* **Stated problem**: Review the listing and copy each line that holds the word "this".

──────── Stored data ────────

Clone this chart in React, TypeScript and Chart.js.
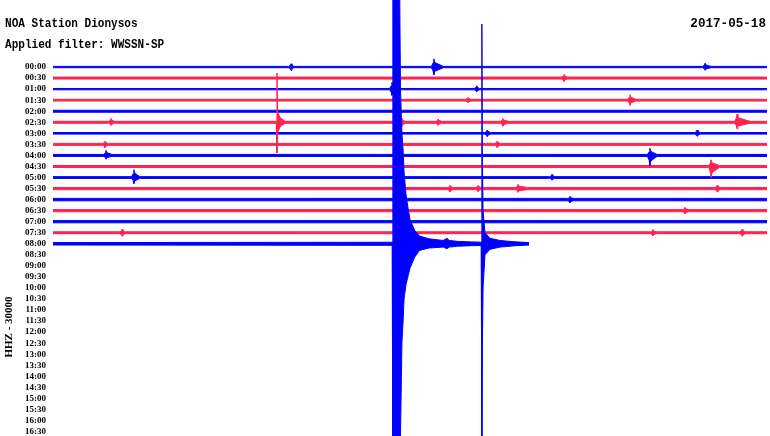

────────
──────── Stored data ────────

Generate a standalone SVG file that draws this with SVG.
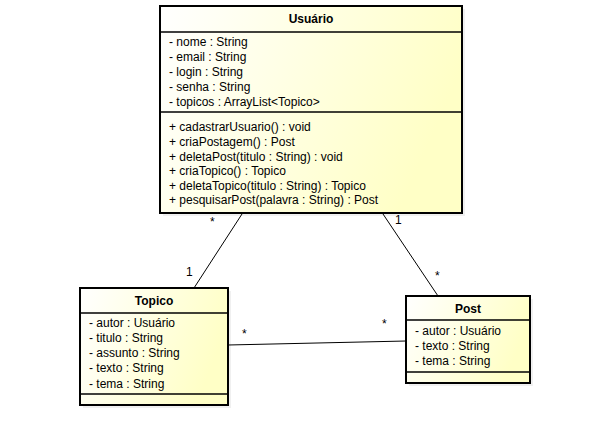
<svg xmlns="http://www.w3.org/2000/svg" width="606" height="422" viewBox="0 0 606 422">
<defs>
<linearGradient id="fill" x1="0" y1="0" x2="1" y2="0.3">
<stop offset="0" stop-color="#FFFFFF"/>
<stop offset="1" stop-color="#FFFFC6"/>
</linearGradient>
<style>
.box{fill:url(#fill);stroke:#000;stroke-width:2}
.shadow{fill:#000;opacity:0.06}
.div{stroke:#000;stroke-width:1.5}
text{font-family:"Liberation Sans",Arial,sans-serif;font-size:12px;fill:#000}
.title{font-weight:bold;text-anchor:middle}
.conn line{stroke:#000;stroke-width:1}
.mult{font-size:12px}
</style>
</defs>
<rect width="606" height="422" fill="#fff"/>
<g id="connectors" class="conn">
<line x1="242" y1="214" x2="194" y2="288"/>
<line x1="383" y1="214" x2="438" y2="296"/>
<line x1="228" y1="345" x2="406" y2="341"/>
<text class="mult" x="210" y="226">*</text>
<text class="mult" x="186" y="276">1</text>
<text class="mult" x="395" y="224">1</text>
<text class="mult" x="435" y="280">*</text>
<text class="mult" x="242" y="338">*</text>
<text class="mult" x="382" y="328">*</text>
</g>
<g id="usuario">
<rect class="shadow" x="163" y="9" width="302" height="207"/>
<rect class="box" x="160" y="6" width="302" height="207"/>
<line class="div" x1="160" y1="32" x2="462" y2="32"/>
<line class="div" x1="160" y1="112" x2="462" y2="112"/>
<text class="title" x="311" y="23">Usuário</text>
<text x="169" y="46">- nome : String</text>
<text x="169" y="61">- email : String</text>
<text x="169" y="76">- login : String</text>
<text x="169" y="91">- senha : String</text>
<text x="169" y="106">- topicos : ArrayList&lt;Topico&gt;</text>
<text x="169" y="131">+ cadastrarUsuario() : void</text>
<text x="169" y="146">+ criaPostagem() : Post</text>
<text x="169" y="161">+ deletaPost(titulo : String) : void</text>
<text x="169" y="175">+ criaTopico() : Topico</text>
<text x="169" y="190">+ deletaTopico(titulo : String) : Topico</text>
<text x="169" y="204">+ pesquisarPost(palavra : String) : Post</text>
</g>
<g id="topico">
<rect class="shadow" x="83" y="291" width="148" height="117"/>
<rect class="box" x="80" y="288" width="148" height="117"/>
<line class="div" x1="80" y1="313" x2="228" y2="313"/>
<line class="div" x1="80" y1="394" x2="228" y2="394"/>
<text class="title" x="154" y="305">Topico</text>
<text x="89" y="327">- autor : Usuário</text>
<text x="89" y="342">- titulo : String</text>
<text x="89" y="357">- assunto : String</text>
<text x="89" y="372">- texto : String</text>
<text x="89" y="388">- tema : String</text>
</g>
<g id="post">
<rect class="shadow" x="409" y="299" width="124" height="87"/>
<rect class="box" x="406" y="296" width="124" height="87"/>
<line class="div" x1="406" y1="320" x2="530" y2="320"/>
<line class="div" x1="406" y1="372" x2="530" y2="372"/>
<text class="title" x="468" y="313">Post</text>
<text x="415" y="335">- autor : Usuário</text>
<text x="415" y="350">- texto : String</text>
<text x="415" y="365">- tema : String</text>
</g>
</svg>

────────

* **Answer below**:
Clone this chart in React, TypeScript and Chart.js.
Generate a standalone SVG file that draws this with SVG.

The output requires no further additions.